## Dataset records
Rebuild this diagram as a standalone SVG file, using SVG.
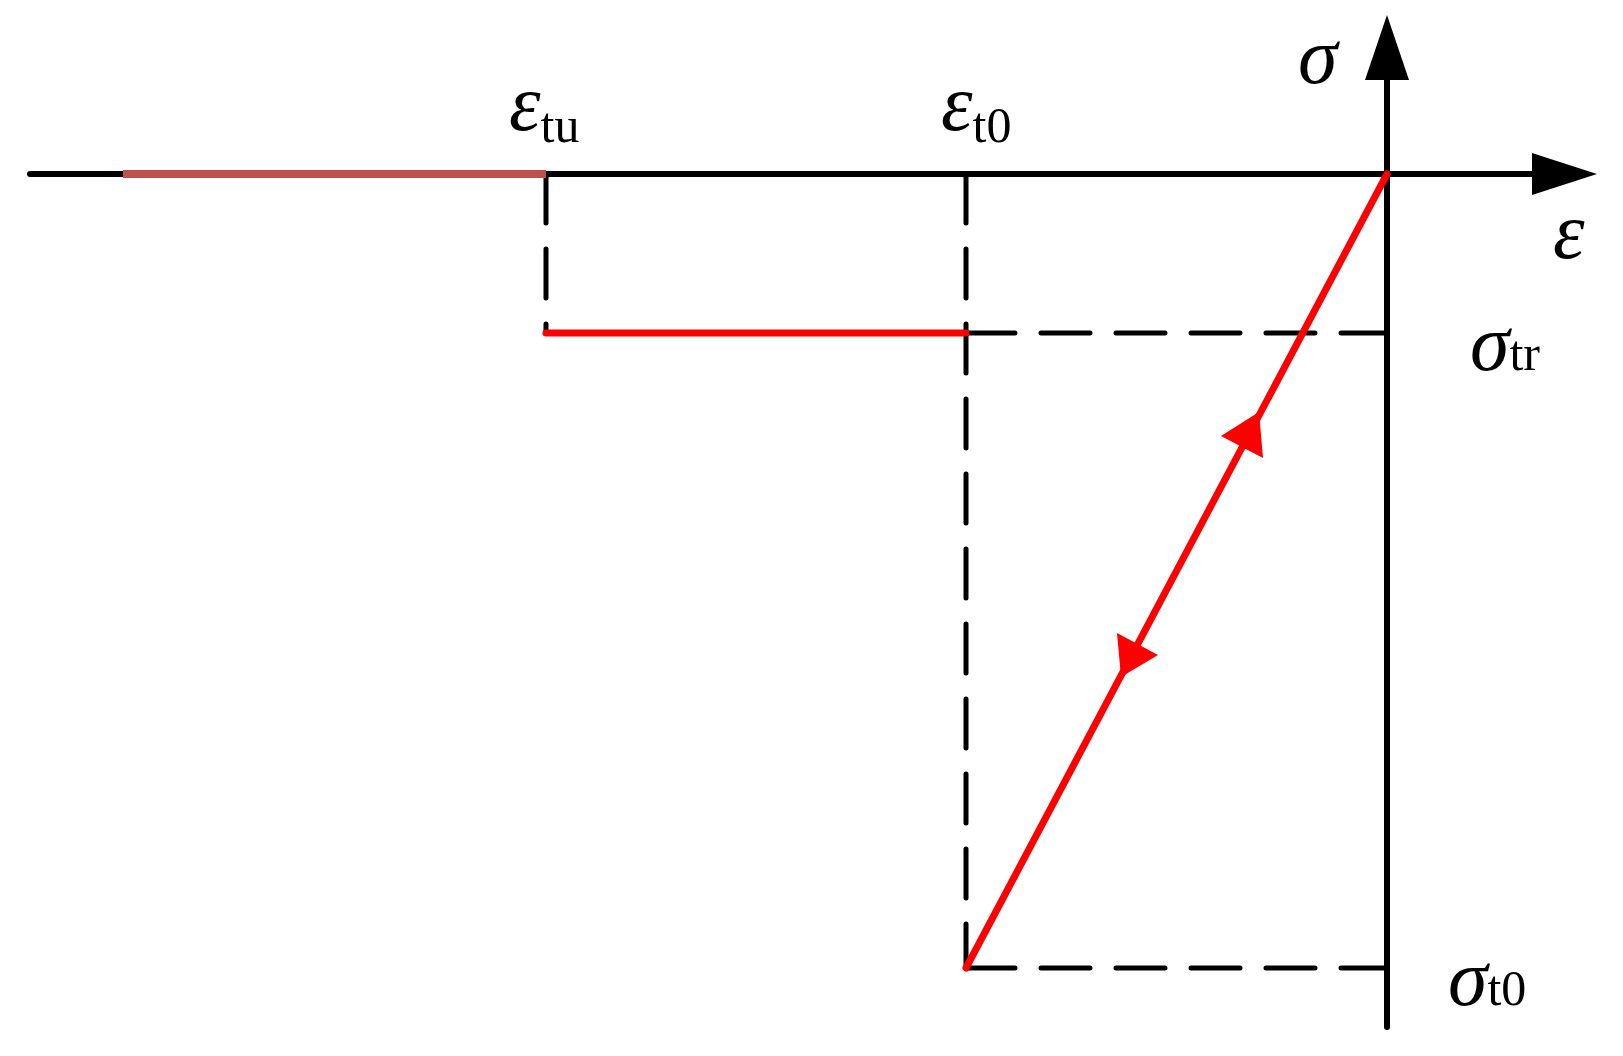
==
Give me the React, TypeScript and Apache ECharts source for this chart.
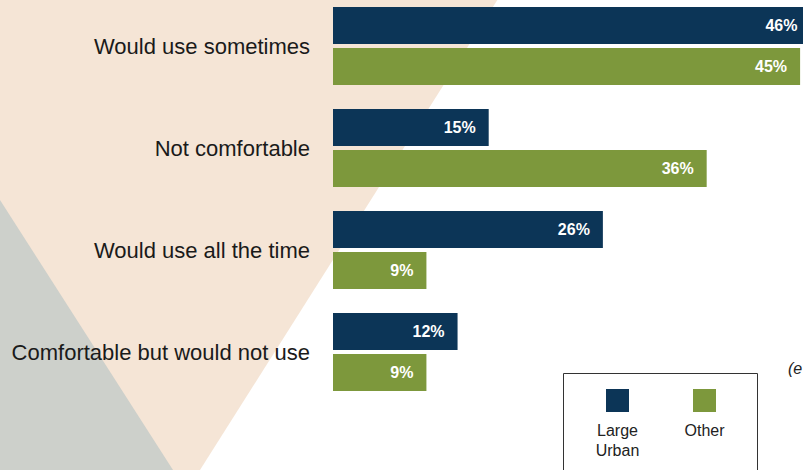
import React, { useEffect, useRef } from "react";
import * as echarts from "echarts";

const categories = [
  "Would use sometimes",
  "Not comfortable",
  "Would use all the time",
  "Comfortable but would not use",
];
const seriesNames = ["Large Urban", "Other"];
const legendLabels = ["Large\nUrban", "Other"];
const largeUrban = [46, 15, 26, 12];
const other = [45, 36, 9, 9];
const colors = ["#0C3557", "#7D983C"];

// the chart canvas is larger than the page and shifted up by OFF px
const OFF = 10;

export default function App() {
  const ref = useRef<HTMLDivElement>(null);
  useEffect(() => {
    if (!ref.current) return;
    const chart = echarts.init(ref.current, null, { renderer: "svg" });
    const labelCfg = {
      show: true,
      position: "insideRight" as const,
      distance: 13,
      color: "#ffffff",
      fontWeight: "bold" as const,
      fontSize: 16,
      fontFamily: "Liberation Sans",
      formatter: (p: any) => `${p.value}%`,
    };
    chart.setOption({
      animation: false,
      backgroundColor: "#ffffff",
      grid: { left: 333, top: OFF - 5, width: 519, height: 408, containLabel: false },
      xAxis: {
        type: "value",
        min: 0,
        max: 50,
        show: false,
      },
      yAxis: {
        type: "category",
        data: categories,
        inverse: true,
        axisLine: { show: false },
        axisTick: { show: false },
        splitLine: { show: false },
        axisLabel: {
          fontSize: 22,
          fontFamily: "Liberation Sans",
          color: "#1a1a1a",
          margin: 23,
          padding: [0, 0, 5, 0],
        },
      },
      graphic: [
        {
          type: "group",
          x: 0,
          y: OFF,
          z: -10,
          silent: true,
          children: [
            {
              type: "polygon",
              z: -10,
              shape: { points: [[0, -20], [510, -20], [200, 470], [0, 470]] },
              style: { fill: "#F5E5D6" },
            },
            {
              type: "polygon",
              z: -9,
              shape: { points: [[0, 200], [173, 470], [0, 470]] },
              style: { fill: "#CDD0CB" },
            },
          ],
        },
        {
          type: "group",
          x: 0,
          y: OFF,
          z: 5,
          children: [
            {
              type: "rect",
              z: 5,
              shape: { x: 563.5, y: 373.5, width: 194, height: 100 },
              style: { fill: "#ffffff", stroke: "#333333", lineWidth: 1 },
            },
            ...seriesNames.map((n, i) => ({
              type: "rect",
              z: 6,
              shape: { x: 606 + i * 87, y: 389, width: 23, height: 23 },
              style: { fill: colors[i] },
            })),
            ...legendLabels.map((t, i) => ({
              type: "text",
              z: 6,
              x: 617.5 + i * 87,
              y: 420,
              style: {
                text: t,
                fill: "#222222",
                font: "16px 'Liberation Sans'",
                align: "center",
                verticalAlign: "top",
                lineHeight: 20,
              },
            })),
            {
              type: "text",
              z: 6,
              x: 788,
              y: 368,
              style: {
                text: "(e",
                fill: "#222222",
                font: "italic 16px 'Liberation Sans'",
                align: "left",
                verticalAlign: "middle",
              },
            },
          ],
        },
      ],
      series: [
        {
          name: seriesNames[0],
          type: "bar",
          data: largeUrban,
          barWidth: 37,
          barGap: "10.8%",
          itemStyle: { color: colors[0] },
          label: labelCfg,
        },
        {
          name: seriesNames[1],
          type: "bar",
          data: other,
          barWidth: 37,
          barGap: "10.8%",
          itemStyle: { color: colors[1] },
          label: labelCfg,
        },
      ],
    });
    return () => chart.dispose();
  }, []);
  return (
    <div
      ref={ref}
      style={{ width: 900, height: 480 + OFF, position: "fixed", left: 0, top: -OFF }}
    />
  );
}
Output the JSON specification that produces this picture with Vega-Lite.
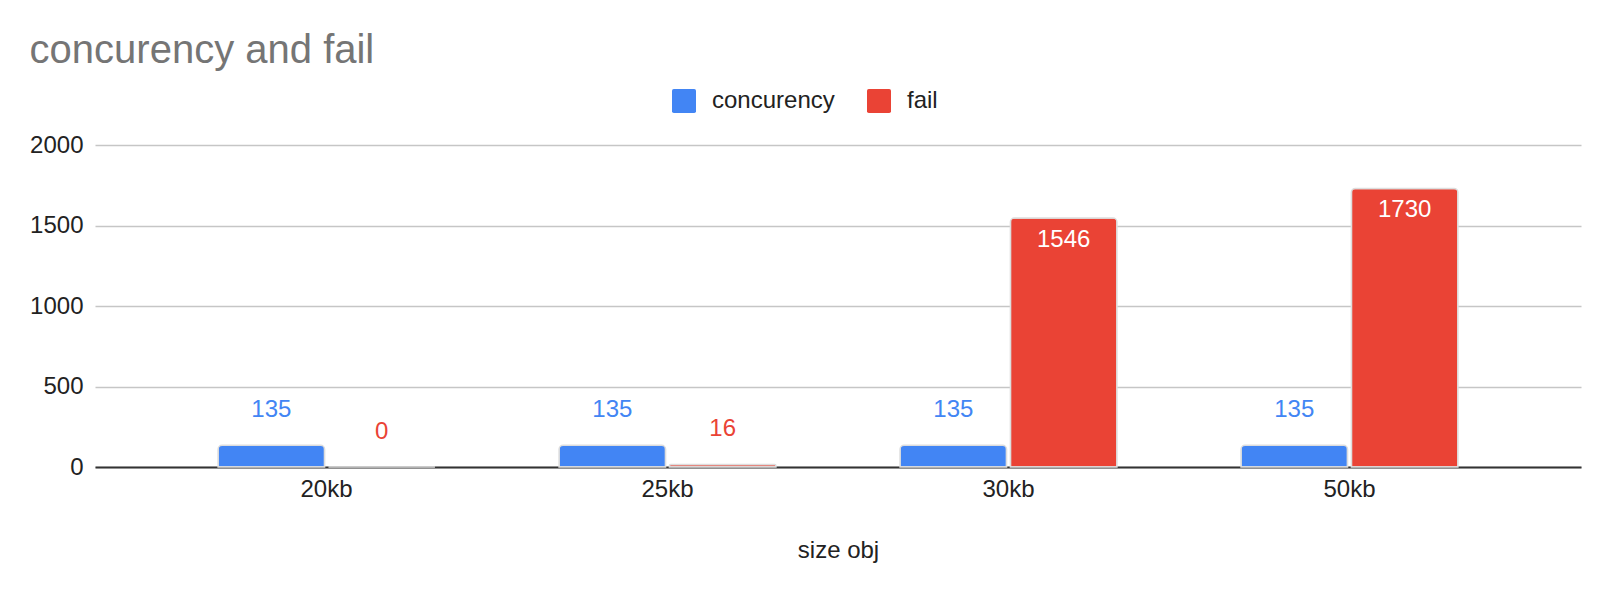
--
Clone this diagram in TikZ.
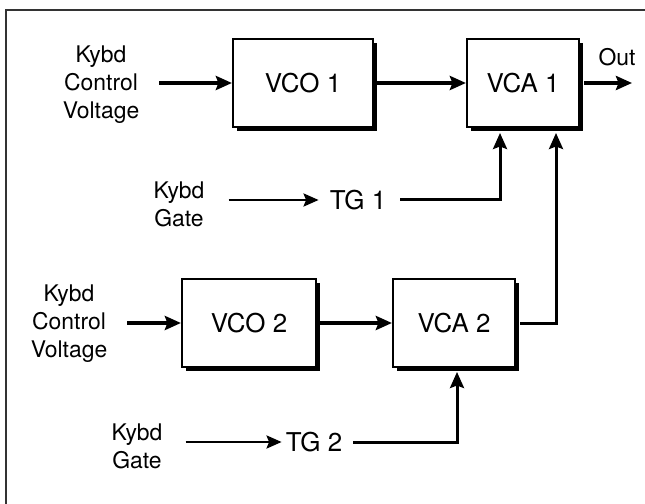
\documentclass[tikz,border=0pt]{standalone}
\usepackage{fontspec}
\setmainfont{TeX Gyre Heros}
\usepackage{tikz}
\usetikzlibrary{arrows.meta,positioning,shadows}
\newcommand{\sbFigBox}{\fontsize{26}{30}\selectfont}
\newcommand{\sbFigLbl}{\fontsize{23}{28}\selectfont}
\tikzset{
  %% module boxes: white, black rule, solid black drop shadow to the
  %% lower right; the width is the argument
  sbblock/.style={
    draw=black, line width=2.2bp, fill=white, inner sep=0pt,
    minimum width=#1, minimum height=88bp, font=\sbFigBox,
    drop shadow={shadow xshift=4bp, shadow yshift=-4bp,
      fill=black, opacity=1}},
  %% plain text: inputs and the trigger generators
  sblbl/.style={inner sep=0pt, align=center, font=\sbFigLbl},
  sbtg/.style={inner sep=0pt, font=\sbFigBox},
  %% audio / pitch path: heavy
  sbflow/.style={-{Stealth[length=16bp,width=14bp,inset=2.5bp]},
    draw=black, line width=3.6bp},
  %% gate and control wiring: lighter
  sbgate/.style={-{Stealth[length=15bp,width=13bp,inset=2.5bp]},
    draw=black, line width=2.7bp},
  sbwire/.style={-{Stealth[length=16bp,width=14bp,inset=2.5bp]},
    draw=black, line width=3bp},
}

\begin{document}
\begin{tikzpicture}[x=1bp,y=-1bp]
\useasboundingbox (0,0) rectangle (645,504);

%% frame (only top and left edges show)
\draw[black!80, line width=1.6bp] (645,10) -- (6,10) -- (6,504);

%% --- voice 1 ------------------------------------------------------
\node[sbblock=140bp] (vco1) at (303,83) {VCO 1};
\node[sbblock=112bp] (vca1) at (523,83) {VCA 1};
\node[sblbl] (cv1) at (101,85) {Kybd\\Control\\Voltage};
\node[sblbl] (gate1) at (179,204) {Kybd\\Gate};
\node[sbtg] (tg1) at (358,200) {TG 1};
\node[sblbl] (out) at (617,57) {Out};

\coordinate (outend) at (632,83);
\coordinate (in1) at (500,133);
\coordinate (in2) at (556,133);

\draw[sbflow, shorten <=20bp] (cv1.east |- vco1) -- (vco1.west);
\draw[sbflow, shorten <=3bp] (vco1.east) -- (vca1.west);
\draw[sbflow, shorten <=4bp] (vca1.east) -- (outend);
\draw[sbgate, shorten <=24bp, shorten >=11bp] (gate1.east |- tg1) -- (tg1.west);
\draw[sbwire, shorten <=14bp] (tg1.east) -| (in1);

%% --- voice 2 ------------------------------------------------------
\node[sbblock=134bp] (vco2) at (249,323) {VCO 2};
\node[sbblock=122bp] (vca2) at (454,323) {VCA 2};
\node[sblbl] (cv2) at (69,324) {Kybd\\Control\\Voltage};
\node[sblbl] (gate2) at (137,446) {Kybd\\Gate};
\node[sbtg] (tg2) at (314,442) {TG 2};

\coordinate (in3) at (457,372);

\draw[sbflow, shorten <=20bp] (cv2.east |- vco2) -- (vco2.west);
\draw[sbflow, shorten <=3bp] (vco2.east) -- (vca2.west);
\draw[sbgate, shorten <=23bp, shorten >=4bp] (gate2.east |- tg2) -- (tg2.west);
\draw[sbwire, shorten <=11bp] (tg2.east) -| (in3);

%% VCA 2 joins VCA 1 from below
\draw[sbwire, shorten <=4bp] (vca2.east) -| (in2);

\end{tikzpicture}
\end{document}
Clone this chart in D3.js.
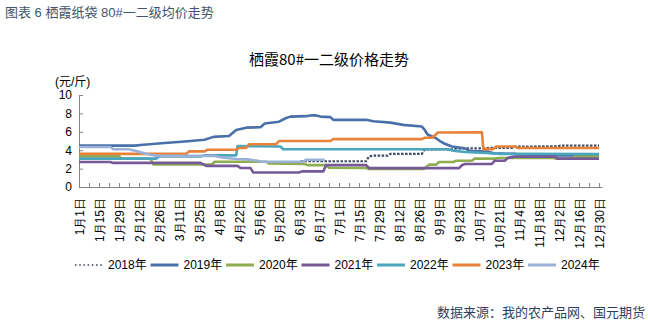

## Request
Using the entries above, repeat exactly the lines from the one with "Give me the" to the one with "import * as", both included, and leave the pictures behind.

## Worked solution
Give me the React, TypeScript and Apache ECharts source for this chart.
import React, { useEffect, useRef } from "react";
import * as echarts from "echarts";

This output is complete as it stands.